In other words? The bitch had it coming.
My Thoughts:
I had high hopes for this book. It is the first one I have read by Jen Lancaster and her titles are always so funny. I will give her credit - she can be a pretty comical person. And she's honest: condescending, egomaniacal and self-centered are all very good words to describe her. The first chapter alludes to "the bitch had it coming," so as I was continuing with the book, I was hoping that at some point a lesson would be learned, she would change her ways or thoughts about others, etc. In the final chapter, she says something along the lines of "I've learned nothing." It's unfortunate and, again, true.
I found myself horribly irritated and trying to get through the middle part to find out how this horrible person would change for the better. I never fully got my wish. Granted, she does learn that money isn't everything and learns to find value in small things in life (and even makes a major career change due to her learning) but the "I'm better than you" and "You're disgusting, homeless, filthy, immigrant hippies" part about her never seems to go away.

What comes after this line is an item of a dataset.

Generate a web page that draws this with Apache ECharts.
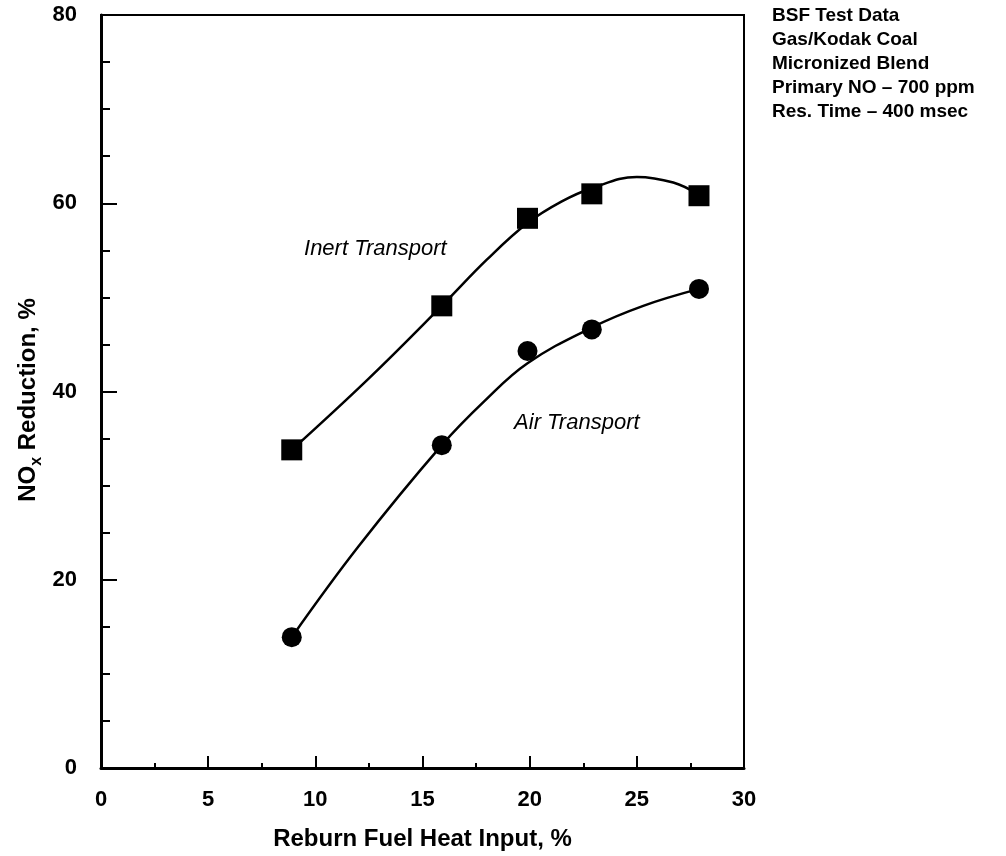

I can understand a certain level of aversion towards certain populations, but honestly much of this book bordered on offensive.
Maybe it's just because I'm a worthless, cretin social worker (surely, in Jennsylvania this would be true...) and I have an ounce of empathy for others, but I just did not find her mean spirited comments or self pity that entertaining or hilarious. I suppose if that's your type of humor, you'd enjoy this book. As for me, if I decide to read anything else by this author, I'll be getting it from the library (you know, where the poor people go?) and not spending $13 on the download. Disappointed.